Милая бабушка, вот еще что я Вам забыл написать, около дедушкиного флигеля окна стоит наша катушка, и я на ней катаюсь, я уже выучился управлять санями, а Линчик еще не умеет, оттого кувыркается».

Это он хочет выглядеть смелым — не только перед бабушкой, но и в собственных глазах. А ведь еще относительно недавно в письме к ней Сережа хитрил: рассказывал о событиях незначительных и умалчивал о важных. Так, он умолчал о случившемся с ним конфузе. Зато об этом тепло и с юмором написала в своей книге Елена Валерьяновна.

Как-то Дягилевы решили поставить домашний спектакль по сказке Шарля Перро «Мальчик-с-пальчик». Роли распределили в соответствии с ростом артистов: главная досталась Сереже, а страшного Людоеда предстояло сыграть одному из родственников — высоченному Николаю Дягилеву. На репетициях мальчик, удобно устроившись на дядином сапоге, что было сил болтал ногами и с готовностью выкрикивал проклятия «мучителю». Никакого страха он не испытывал: хотя Людоед и не улыбался, торжественно произнося фразу «Мальчик-с пальчик! Я тебя убью!», но глаза-то у него были добрые, дядины, с хорошо знакомой смешинкой. Когда же настал день премьеры, Сережа так переволновался, что не заметил, как Николай Павлович, готовясь к выходу на сцену, загримировался. Густая борода и длинные усы закрывали половину лица, делая его неузнаваемым, а красный нос и вовсе сбивал с толку… Словом, это был настоящий разбойник с большой дороги, которому незнакомо чувство жалости. Куда-то исчезла и лукавая ухмылка — видимо, ее скрыли наклейки из гуммозы.
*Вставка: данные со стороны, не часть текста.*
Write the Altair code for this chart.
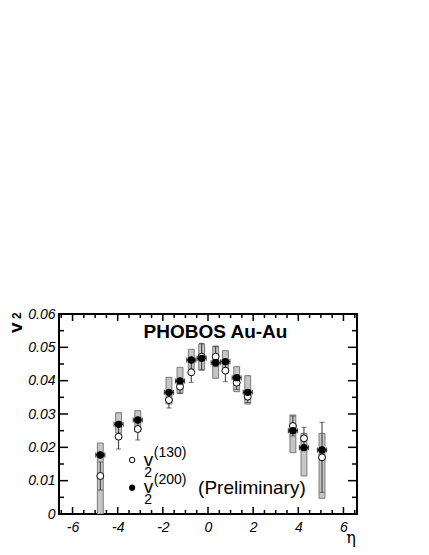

Поэтому Сережа, вошедший в роль Мальчика-с-пальчика, едва увидев Людоеда, испугался, закричал от ужаса по-настоящему и тут же бросился прочь с импровизированных подмостков! Зрители, конечно, оживились — сцена была сыграна блестяще! Но маленькому артисту было уже не до спектакля. Он прижался к отцу, который сидел в первом ряду и вовремя успел схватить сына в охапку. Из-за хлынувших слез мальчик не мог говорить, лишь показывал в ту сторону, где только что находился страшный Людоед. Но сейчас там стоял его дядя, который так хохотал, что у него, как и у племянника, слезы лились из глаз ручьями.